**YOUR INSTRUCTIONS:**
Write out each line that follows exactly as it stands, without the pictures.

# start of GIVEN INFORMATION

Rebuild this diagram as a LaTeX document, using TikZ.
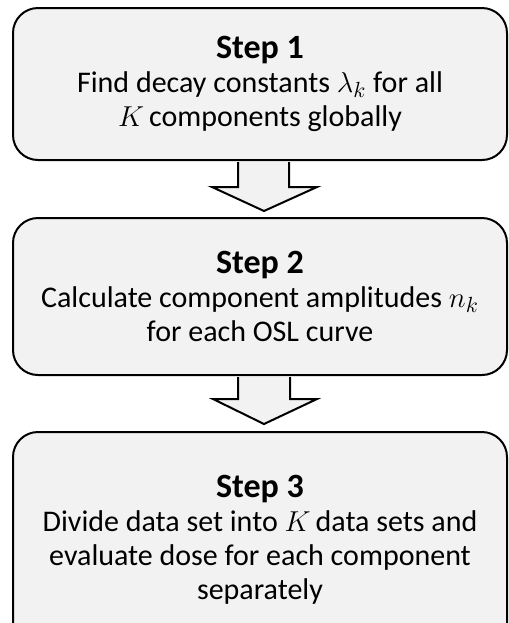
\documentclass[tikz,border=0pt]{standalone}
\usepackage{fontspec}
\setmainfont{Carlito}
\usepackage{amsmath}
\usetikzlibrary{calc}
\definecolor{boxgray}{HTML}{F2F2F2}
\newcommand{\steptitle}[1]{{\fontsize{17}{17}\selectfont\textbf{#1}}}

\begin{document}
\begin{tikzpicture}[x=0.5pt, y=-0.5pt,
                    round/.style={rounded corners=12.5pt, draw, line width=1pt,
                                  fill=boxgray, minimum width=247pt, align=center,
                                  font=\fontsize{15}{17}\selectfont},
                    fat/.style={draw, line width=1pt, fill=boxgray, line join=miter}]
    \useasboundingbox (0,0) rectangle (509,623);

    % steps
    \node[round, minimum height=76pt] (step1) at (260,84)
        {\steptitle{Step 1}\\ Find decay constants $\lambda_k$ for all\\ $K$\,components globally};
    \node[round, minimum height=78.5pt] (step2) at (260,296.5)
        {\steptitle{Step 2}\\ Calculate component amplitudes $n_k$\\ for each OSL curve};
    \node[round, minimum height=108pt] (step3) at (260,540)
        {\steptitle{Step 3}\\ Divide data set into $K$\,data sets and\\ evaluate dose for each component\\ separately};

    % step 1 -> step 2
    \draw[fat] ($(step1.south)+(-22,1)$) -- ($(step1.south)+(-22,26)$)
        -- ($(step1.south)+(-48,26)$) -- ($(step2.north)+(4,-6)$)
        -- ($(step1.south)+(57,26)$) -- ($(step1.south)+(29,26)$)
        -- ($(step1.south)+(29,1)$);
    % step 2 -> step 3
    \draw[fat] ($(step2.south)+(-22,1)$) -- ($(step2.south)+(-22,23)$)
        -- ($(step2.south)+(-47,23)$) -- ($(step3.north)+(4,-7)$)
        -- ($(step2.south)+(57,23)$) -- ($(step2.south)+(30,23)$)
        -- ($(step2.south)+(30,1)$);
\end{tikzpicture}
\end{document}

# end of GIVEN INFORMATION

**WRITTEN RESPONSE:**
Rebuild this diagram as a LaTeX document, using TikZ.
\documentclass[tikz,border=0pt]{standalone}
\usepackage{fontspec}
\setmainfont{Carlito}
\usepackage{amsmath}
\usetikzlibrary{calc}
\definecolor{boxgray}{HTML}{F2F2F2}
\newcommand{\steptitle}[1]{{\fontsize{17}{17}\selectfont\textbf{#1}}}

\begin{document}
\begin{tikzpicture}[x=0.5pt, y=-0.5pt,
                    round/.style={rounded corners=12.5pt, draw, line width=1pt,
                                  fill=boxgray, minimum width=247pt, align=center,
                                  font=\fontsize{15}{17}\selectfont},
                    fat/.style={draw, line width=1pt, fill=boxgray, line join=miter}]
    \useasboundingbox (0,0) rectangle (509,623);

    % steps
    \node[round, minimum height=76pt] (step1) at (260,84)
        {\steptitle{Step 1}\\ Find decay constants $\lambda_k$ for all\\ $K$\,components globally};
    \node[round, minimum height=78.5pt] (step2) at (260,296.5)
        {\steptitle{Step 2}\\ Calculate component amplitudes $n_k$\\ for each OSL curve};
    \node[round, minimum height=108pt] (step3) at (260,540)
        {\steptitle{Step 3}\\ Divide data set into $K$\,data sets and\\ evaluate dose for each component\\ separately};

    % step 1 -> step 2
    \draw[fat] ($(step1.south)+(-22,1)$) -- ($(step1.south)+(-22,26)$)
        -- ($(step1.south)+(-48,26)$) -- ($(step2.north)+(4,-6)$)
        -- ($(step1.south)+(57,26)$) -- ($(step1.south)+(29,26)$)
        -- ($(step1.south)+(29,1)$);
    % step 2 -> step 3
    \draw[fat] ($(step2.south)+(-22,1)$) -- ($(step2.south)+(-22,23)$)
        -- ($(step2.south)+(-47,23)$) -- ($(step3.north)+(4,-7)$)
        -- ($(step2.south)+(57,23)$) -- ($(step2.south)+(30,23)$)
        -- ($(step2.south)+(30,1)$);
\end{tikzpicture}
\end{document}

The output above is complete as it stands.